## start
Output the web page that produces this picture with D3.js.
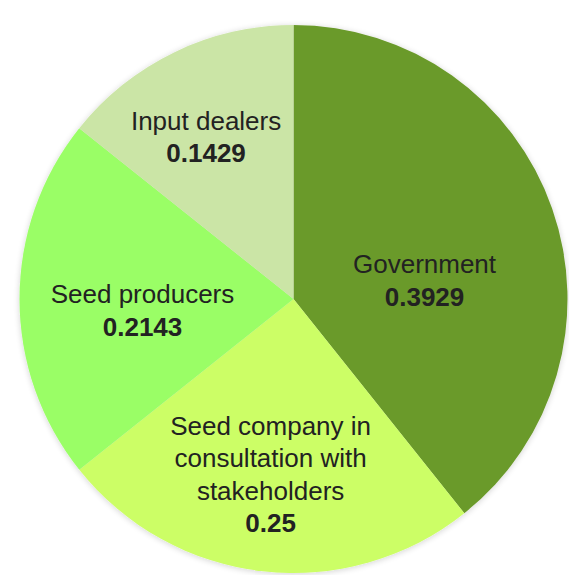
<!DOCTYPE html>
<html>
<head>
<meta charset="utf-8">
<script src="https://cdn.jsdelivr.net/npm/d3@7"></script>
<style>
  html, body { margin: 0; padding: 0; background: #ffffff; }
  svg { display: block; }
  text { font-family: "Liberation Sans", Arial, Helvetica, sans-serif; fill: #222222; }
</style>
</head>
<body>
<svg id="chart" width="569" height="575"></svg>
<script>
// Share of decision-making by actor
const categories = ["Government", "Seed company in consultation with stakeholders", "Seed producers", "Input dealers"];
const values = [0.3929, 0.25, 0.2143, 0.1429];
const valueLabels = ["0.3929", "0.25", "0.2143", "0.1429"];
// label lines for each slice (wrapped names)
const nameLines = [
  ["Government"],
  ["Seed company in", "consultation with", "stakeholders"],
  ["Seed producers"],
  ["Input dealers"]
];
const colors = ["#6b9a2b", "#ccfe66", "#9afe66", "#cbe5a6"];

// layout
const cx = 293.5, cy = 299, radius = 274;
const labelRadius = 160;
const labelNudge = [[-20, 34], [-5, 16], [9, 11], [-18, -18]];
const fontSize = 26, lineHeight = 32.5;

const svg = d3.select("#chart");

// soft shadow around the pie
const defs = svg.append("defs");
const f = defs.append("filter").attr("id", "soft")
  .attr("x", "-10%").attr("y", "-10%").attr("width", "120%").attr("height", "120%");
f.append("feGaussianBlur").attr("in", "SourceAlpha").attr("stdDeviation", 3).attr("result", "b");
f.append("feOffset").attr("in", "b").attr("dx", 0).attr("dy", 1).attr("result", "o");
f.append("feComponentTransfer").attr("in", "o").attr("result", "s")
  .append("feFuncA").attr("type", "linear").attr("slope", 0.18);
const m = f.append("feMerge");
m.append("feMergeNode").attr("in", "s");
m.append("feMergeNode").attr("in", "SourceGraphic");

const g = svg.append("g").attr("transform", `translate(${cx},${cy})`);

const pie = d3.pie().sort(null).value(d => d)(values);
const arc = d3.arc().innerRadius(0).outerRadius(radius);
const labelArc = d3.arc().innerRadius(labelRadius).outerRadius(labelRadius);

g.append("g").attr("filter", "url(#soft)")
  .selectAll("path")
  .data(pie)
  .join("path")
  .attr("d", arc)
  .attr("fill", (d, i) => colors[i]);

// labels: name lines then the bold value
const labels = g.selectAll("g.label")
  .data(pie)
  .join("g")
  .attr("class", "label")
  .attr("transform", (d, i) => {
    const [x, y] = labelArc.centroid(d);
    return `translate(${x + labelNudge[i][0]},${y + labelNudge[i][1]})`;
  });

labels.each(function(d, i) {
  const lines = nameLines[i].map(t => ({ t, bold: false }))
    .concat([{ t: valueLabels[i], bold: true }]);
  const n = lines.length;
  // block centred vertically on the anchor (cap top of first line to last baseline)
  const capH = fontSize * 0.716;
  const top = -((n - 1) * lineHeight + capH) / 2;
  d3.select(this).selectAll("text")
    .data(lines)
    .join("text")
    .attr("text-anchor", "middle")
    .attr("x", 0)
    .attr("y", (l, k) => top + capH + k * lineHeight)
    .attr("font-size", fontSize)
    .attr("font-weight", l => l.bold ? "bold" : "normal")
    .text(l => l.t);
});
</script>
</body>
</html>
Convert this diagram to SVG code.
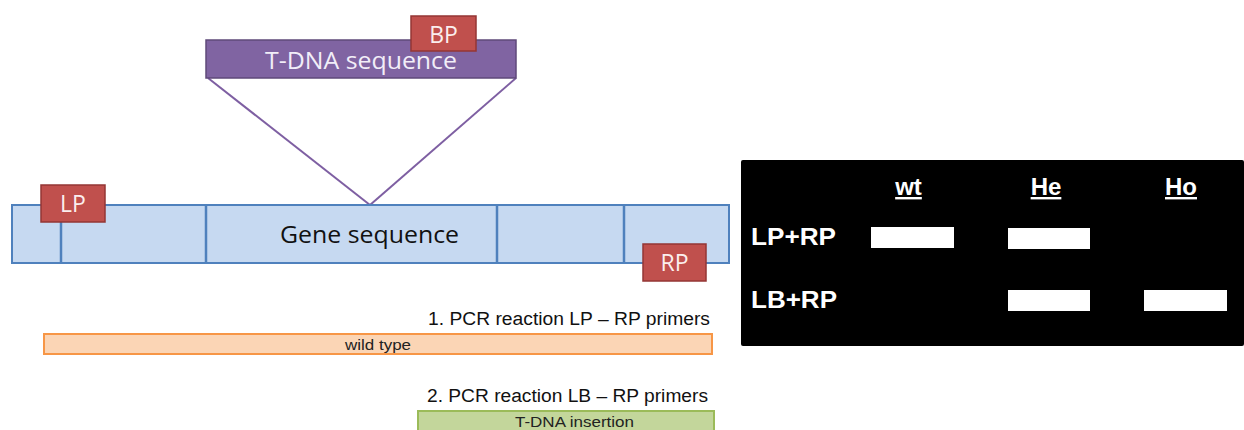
## end
## start
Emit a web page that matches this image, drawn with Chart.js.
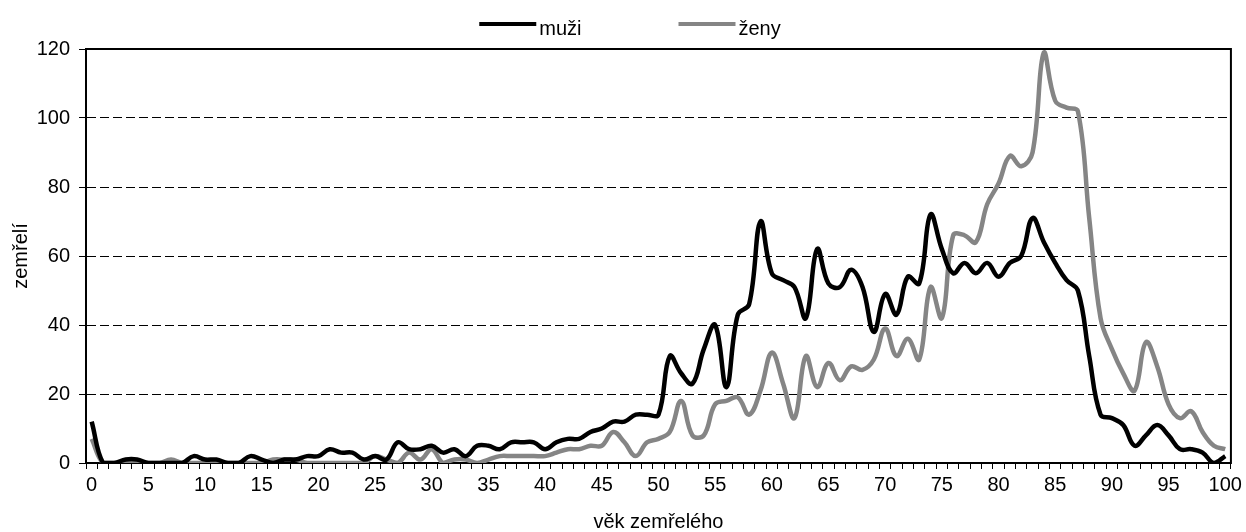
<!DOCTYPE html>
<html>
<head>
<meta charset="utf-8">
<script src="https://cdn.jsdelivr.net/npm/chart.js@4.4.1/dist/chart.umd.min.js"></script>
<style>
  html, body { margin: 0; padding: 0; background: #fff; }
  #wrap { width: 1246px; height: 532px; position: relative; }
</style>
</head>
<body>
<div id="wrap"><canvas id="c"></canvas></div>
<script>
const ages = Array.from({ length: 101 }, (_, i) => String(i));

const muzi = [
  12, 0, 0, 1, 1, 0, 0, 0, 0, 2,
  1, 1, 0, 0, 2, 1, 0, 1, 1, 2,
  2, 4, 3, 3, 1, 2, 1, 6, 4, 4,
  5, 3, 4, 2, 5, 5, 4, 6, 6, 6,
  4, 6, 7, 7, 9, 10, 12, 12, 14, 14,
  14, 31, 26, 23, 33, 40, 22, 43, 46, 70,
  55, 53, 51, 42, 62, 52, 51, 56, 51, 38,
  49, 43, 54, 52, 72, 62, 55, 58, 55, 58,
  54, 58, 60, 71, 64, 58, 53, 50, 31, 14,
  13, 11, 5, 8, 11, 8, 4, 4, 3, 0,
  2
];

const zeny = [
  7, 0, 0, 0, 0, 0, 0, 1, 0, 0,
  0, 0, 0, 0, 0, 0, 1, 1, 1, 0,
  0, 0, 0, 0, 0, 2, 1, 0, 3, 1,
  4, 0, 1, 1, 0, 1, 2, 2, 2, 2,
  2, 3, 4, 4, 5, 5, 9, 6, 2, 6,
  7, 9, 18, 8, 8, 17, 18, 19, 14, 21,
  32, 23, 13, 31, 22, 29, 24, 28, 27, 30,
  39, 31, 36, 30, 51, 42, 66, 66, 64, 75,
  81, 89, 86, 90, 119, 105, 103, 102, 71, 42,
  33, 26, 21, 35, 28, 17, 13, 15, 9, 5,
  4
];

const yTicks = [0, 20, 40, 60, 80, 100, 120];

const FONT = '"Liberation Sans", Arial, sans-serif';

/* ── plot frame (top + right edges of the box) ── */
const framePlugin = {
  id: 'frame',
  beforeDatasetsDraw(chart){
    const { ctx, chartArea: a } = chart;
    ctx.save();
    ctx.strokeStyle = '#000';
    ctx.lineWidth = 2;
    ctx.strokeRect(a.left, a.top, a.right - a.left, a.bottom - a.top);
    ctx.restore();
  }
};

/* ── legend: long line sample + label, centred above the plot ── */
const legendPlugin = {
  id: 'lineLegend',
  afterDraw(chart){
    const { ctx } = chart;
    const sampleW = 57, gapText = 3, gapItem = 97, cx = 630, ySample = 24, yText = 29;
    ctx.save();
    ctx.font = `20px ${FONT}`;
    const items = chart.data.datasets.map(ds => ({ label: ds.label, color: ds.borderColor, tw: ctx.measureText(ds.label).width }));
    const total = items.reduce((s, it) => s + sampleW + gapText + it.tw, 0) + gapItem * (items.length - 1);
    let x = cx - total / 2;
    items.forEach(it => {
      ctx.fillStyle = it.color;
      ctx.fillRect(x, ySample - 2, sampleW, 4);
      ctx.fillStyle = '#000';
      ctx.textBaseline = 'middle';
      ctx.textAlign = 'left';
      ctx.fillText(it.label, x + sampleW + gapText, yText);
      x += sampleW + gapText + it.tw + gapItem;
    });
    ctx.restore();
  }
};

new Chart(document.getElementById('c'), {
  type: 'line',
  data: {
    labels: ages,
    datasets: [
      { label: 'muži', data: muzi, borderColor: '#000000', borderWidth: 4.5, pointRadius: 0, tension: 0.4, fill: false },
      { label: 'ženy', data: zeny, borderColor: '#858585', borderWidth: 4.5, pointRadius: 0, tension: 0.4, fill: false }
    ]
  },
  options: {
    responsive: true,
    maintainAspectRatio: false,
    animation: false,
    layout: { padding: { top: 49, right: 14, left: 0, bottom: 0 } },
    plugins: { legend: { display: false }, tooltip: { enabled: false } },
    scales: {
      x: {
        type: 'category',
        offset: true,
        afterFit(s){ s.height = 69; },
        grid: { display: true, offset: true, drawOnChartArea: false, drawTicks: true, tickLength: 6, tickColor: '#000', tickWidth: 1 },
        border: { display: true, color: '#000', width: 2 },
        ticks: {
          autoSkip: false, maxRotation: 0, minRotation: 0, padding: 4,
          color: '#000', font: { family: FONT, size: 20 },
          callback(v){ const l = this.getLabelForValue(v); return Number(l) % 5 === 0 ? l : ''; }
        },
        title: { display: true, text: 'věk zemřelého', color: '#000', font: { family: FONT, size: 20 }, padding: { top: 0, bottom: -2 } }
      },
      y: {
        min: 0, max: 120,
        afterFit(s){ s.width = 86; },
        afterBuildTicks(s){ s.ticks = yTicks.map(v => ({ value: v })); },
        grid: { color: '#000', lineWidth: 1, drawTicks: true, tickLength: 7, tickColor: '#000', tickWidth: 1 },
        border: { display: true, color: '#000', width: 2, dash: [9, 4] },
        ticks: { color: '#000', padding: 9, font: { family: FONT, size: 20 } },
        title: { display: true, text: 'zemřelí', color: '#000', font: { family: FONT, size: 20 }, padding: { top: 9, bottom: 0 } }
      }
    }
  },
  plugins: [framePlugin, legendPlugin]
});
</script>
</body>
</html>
## end
Find how many lines of the material carry the string "that". Only the number should be in the answer.

2